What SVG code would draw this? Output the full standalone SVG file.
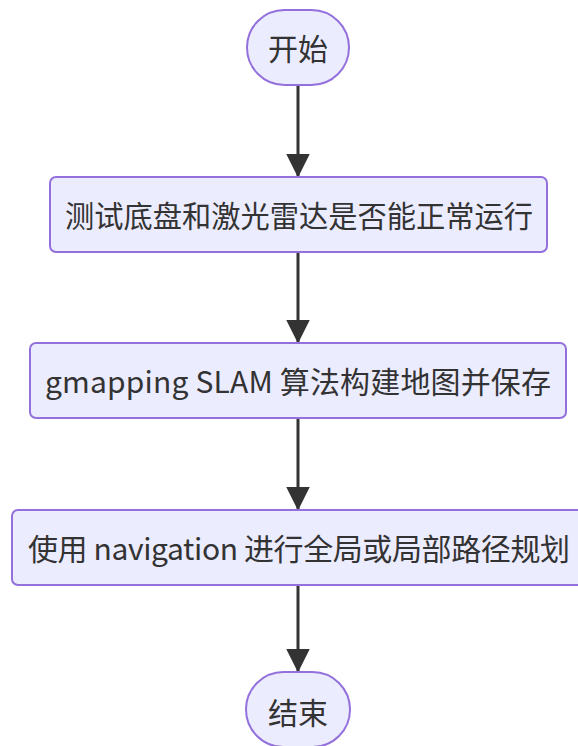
<svg xmlns="http://www.w3.org/2000/svg" width="578" height="746" viewBox="0 0 578 746">
<style>
.node{fill:#ECECFF;stroke:#9370DB;stroke-width:2}
.lbl{font-family:"Noto Sans CJK SC","Noto Sans",sans-serif;font-size:30px;fill:#333;text-anchor:middle;dominant-baseline:central}
.edge{stroke:#333;stroke-width:3;fill:none}
</style>
<defs>
<marker id="arr" markerWidth="8" markerHeight="8" refX="7.5" refY="4" orient="auto" markerUnits="strokeWidth">
<path d="M0,0 L8,4 L0,8 z" fill="#333"/>
</marker>
</defs>
<rect width="578" height="746" fill="#ffffff"/>
<g id="edges">
<line class="edge" x1="298" y1="86" x2="298" y2="176" marker-end="url(#arr)"/>
<line class="edge" x1="298" y1="253" x2="298" y2="342" marker-end="url(#arr)"/>
<line class="edge" x1="298" y1="419" x2="298" y2="509" marker-end="url(#arr)"/>
<line class="edge" x1="298" y1="585" x2="298" y2="671" marker-end="url(#arr)"/>
</g>
<g id="start">
<rect class="node" x="247" y="10" width="102" height="75" rx="37.5" ry="37.5"/>
<text class="lbl" x="298" y="47">开始</text>
</g>
<g id="test">
<rect class="node" x="50" y="177" width="497" height="75" rx="6" ry="6"/>
<text class="lbl" x="299" y="214" textLength="468" lengthAdjust="spacingAndGlyphs">测试底盘和激光雷达是否能正常运行</text>
</g>
<g id="slam">
<rect class="node" x="30" y="343" width="536" height="75" rx="6" ry="6"/>
<text class="lbl" x="298" y="380" textLength="506" lengthAdjust="spacing">gmapping SLAM 算法构建地图并保存</text>
</g>
<g id="nav">
<rect class="node" x="12" y="510" width="573" height="75" rx="6" ry="6"/>
<text class="lbl" x="299" y="547" textLength="542" lengthAdjust="spacing">使用 navigation 进行全局或局部路径规划</text>
</g>
<g id="end">
<rect class="node" x="246" y="672" width="104" height="75" rx="37.5" ry="37.5"/>
<text class="lbl" x="298" y="711">结束</text>
</g>
</svg>
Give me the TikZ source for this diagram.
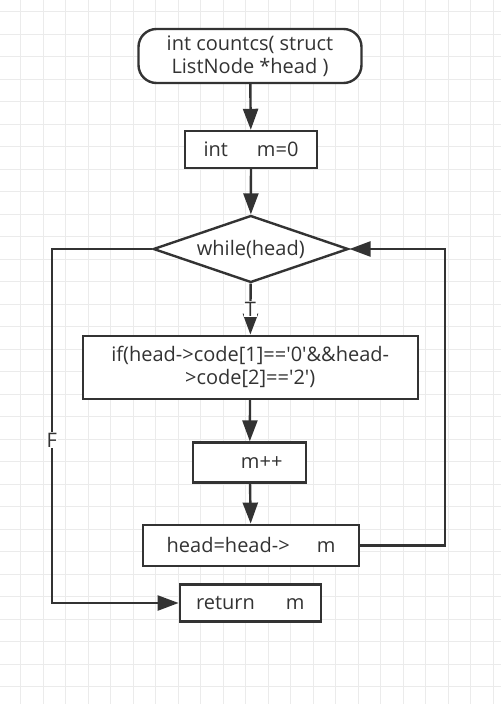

Requirement
Extract all the entries word for word; omit any pictures.

Output below
What SVG code would draw this? Output the full standalone SVG file.
<svg xmlns="http://www.w3.org/2000/svg" width="578" height="746" viewBox="0 0 578 746">
<style>
.node{fill:#ECECFF;stroke:#9370DB;stroke-width:2}
.lbl{font-family:"Noto Sans CJK SC","Noto Sans",sans-serif;font-size:30px;fill:#333;text-anchor:middle;dominant-baseline:central}
.edge{stroke:#333;stroke-width:3;fill:none}
</style>
<defs>
<marker id="arr" markerWidth="8" markerHeight="8" refX="7.5" refY="4" orient="auto" markerUnits="strokeWidth">
<path d="M0,0 L8,4 L0,8 z" fill="#333"/>
</marker>
</defs>
<rect width="578" height="746" fill="#ffffff"/>
<g id="edges">
<line class="edge" x1="298" y1="86" x2="298" y2="176" marker-end="url(#arr)"/>
<line class="edge" x1="298" y1="253" x2="298" y2="342" marker-end="url(#arr)"/>
<line class="edge" x1="298" y1="419" x2="298" y2="509" marker-end="url(#arr)"/>
<line class="edge" x1="298" y1="585" x2="298" y2="671" marker-end="url(#arr)"/>
</g>
<g id="start">
<rect class="node" x="247" y="10" width="102" height="75" rx="37.5" ry="37.5"/>
<text class="lbl" x="298" y="47">开始</text>
</g>
<g id="test">
<rect class="node" x="50" y="177" width="497" height="75" rx="6" ry="6"/>
<text class="lbl" x="299" y="214" textLength="468" lengthAdjust="spacingAndGlyphs">测试底盘和激光雷达是否能正常运行</text>
</g>
<g id="slam">
<rect class="node" x="30" y="343" width="536" height="75" rx="6" ry="6"/>
<text class="lbl" x="298" y="380" textLength="506" lengthAdjust="spacing">gmapping SLAM 算法构建地图并保存</text>
</g>
<g id="nav">
<rect class="node" x="12" y="510" width="573" height="75" rx="6" ry="6"/>
<text class="lbl" x="299" y="547" textLength="542" lengthAdjust="spacing">使用 navigation 进行全局或局部路径规划</text>
</g>
<g id="end">
<rect class="node" x="246" y="672" width="104" height="75" rx="37.5" ry="37.5"/>
<text class="lbl" x="298" y="711">结束</text>
</g>
</svg>
Give me the TikZ source for this diagram.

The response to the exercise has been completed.